You would think Senate Republicans, whose majority faces an unfavorable election map this year, would prefer to avoid a showdown so often used to put incumbents in a tight spot. And in fact they could opt to do just that. A budget agreement signed into law last fall included “deemed language” that allows Congress to dispense with a budget for this upcoming fiscal year.
So why doesn’t McConnell take advantage of the opportunity to skip vote-a-rama? The answer, it seems, has a lot to do with his Democratic predecessor. “I think Mitch, he has such a bad taste in his mouth from Harry taking that position over and over,” explained one GOP senator, who requested anonymity to speak candidly about leadership’s motivations.
“The law says you’re supposed to do a budget every year,” the senator continued. “[To] say, ‘I’m just not going to follow the law because it might hurt us at the polls’ is not very statesmanlike.”

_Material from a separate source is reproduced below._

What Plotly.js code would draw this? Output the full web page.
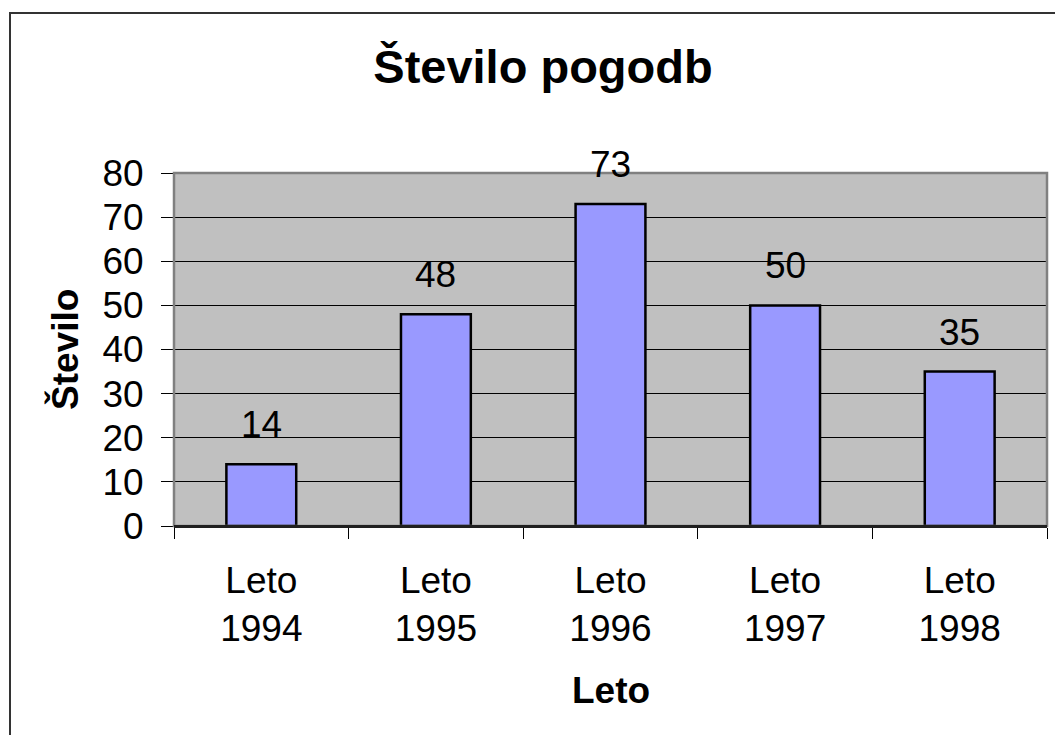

It’s a point of pride that others in McConnell’s conference share. “As just one senator, I think it’s important that we do a budget every year. I think it’s important that we comply with the law,” said Sen. John Barrasso (R-Wyo.), when asked about the dangers of vote-a-rama at the GOP congressional retreat last week. “It’s an important part of the process of government that we have a budget every year.”
When asked for comment, a spokesman for McConnell would only reaffirm the leader’s commitment to doing a budget this year.
Reid, who led the chamber for eight years until McConnell took over last January, put budgets on the side-burner once Republicans took control of the House in 2010. In fact, from 2009 through the end of Reid’s tenure as majority leader, the Senate only voted on one budget, for fiscal year 2014. Instead, Reid relied on bipartisan budget agreements such as the one struck last fall to fulfill the prime functions of a budget resolution. The House, on the other hand, has voted on a budget every year that the GOP has been in control, regardless of the balance of power across the Capitol building.
Reid’s actions became a favorite shorthand for what the GOP considered to be his flawed leadership style and drew criticism from prominent Republicans even outside the chamber.
“The president and his party’s leaders continue to duck from the most pressing fiscal and economic challenges facing our nation. Exhibit A of this failure is the fact that today marks 1,000 days without Senate Democrats passing a budget,” said Rep. Paul Ryan (R-Wis.) on the House floor in January 2012, then the chairman of the House Budget Committee. “Having failed to put forward a credible budget plan in 1,000 days, the president’s party is committing America to a future of debt, doubt, and decline.”
A spokesman for Reid’s office did not return a request for comment on the GOP’s rebukes.
Still, the Nevada Democrat did successfully pass budgets when Democrats held both chambers, as Republicans do now. In fiscal years 2008-2010, the Senate not only voted a budget every year, but also conferenced that document with what then-Speaker Nancy Pelosi’s (D-Calif.) House produced.
Largely speaking, budgets are messaging platforms rather than ironclad commitments to follow through on the provisions contained therein. Should federal budgets be balanced? How much money should the government spend on defense programs? On domestic programs?
There is at least one other reason that McConnell may be considering a new budget resolution. Congressional budgets do have some tangible consequences. One is reconciliation, the process that allowed Republicans to circumvent Senate Democrats and land a repeal of the Affordable Care Act on the president’s desk for the first time ever. It takes specific instructions within a budget resolution to trigger this potent mechanism.
GOP leaders may have calculated that it’s worth opening the door to campaign attacks during vote-a-rama if it gives them the ability to take another shot at reconciliation.
“The higher the stakes of any election, the less politicians want to get on record,” said Bonjean. “At the same time, Republicans want to show a series of accomplishments – they have several to point to – but getting through reconciliation can be helpful as well.”
Sen. John Thune (R-S.D.) told reporters last week that if Republicans could agree on how to put the budget tool to use, it would be worth pursuing. “If we could find something we want to use reconciliation for, it could make sense to do that,” he said. “That might shape some of the decisions, too, about the budget process generally.”
Asked whether he was concerned about then holding a vote-a-rama session in a hotly contested election year, Thune sighed. “I think vote-a-rama is goofy, personally. This is one of the reasons I want to reform the budget process,” he said.